La crítica a las últimas decisiones del Congreso ha llevado a reconsiderar si es pertinente que conserven sus competencias para nombrar altos funcionarios públicos (magistrados del Tribunal Constitucional, defensor del Pueblo, contralor general, superintendentes, directores del BCR) o sean trasladadas a un órgano distinto o especializado para esa tarea. La razón de esta propuesta surge tras el error congresal de buscar, sea como sea, un consenso que termina pesando más en la balanza que la idea de alcanzar un equilibrio para nombrar personas idóneas al cargo.
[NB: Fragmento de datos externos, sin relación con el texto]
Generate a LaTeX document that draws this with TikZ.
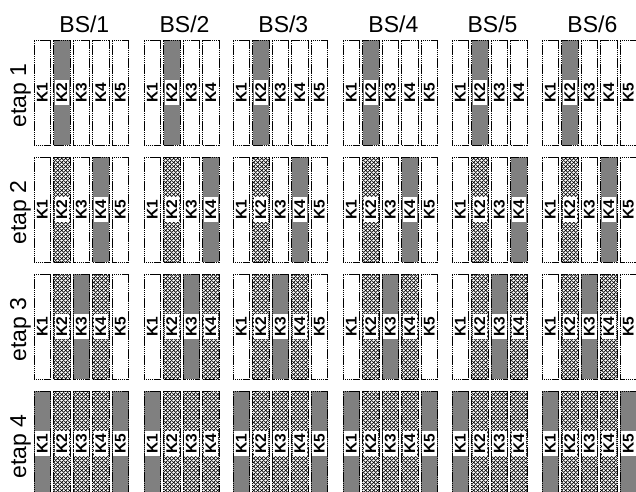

La crisis de representatividad del Congreso surge por la desatención de los intereses ciudadanos inmediatos (fiscalización de obras públicas sin culminar como agua, desagüe, luz, salud, educación. La reforma tributaria, leyes antimonopólicas) por una agenda parlamentaria más ocupada en la judicialización de la política. En el fondo, los legisladores ineptos, poco cultos, no representativos e incompetentes en temas políticos son un problema del electorado, no del pleno del Congreso resultado de nuestra votación. Si el parlamento es el símbolo de la democracia, su legitimidad surgida en las urnas será resultado de nuestras preferencias electorales y también la desafección ciudadana por la política y la cosa pública.

Las opiniones en torno a despojar al Congreso sus competencias exclusivas supone privatizar y sectorizar decisiones de relevante interés público en personas sin legitimidad democrática; nombramientos que sólo deben confiarse en nuestros representantes políticos electos en comicios. Como leí hace poco desde las redes sociales: “no es la política la hace un candidato convertirse en ladrón, es tu voto el que hace a un ladrón convertirse en político”.